Slow Stochastic: The Slow Stochastic has a down up signal in place.
Settings: For the Slow Stochastic I use the K period of 14 and D period of 3. The Slow Stochastic tries to predict the market direction further out than just one day.
Relative Strength Index: The RSI signal is falling and just entering oversold readings.
- Settings: The relative strength index is set for a period of 5 which gives it 5 days of market movement to monitor. It is often the first indicator to show an overbought or oversold signal.
Rate of Change: The rate of change signal is falling lower but not as sharply which often signals that the next day or two may not see dramatic large drops such as we saw on Monday.
- Settings: Rate Of Change is set for a 21 period. This indicator looks back 21 days and compares price action from the past to the present. With the Rate Of Change, prices are rising when signals are positive. Conversely, prices are falling when signals are negative. As an advance rises the Rate Of Change signal should also rise higher, otherwise the rally is suspect. A decline should see the Rate Of Change fall into negative signals. The more negative the signals the stronger the decline.

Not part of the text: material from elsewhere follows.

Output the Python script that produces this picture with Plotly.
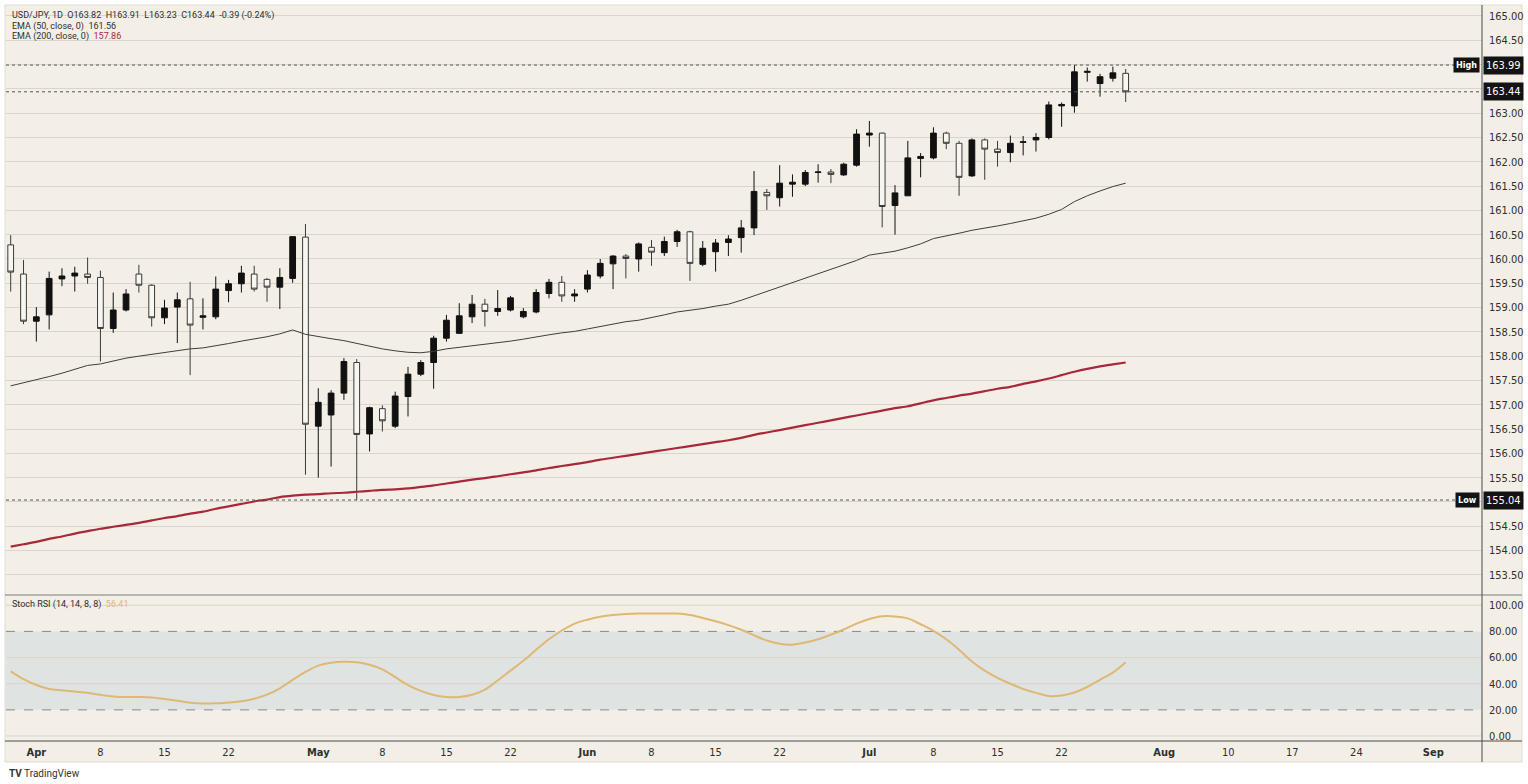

Support and Resistance Levels To Be Aware Of:
4500 is resistance
4490 is light resistance
4475 is light resistance
4450 is light resistance
4400 is good support and the 200 day moving average
4370 is light support
4350 is light support
4300 is good support
4290 is light support
4270 is light support
4250 is good support
4225 is light support
4200 is good support
4150 is good support
4000 is good support
Stock Market Outlook for Tomorrow – Tue Mar 8 2022
Monday’s market drop left behind a lot of technical damage. MACD has issued a new but unconfirmed down signal. I don’t think there is any question is will be confirmed on Tuesday. The remaining technical indicators are all signaling warnings that further downside should be expected. That means in bounces I will be buying SPY put options as outlined in the chart details above.
A new down signal came from the 21 day falling below the 200 day on Monday. This is the third straight down signal from this moving average. Investors could have bought put options on Jan 25 on the first down signal or Feb 3 on the second down signal and simply held them. The Ultra Bear ETFs are also a choice.
For Tuesday the large drop on Monday could see a bounce attempt but it won’t hold. The market needs a catalyst to the upside with the war escalating, analysts believe the economic impact is not yet known or being felt outside of Russia. That means further downside until the market finds a level where stocks are undervalued. At that point, selling will end. The only somewhat bullish signal on Monday came from the Rate Of Change which advised that Monday’s large drop will not be repeated on Tuesday. It does not signal any bounce however. None of the technical indicators are deeply into oversold readings. That means any bounce is technical, won’t last and sellers who now want out will use any bounce to get out of positions. Tuesday therefore will see a failed bounce attempt and probably a move to around 4150.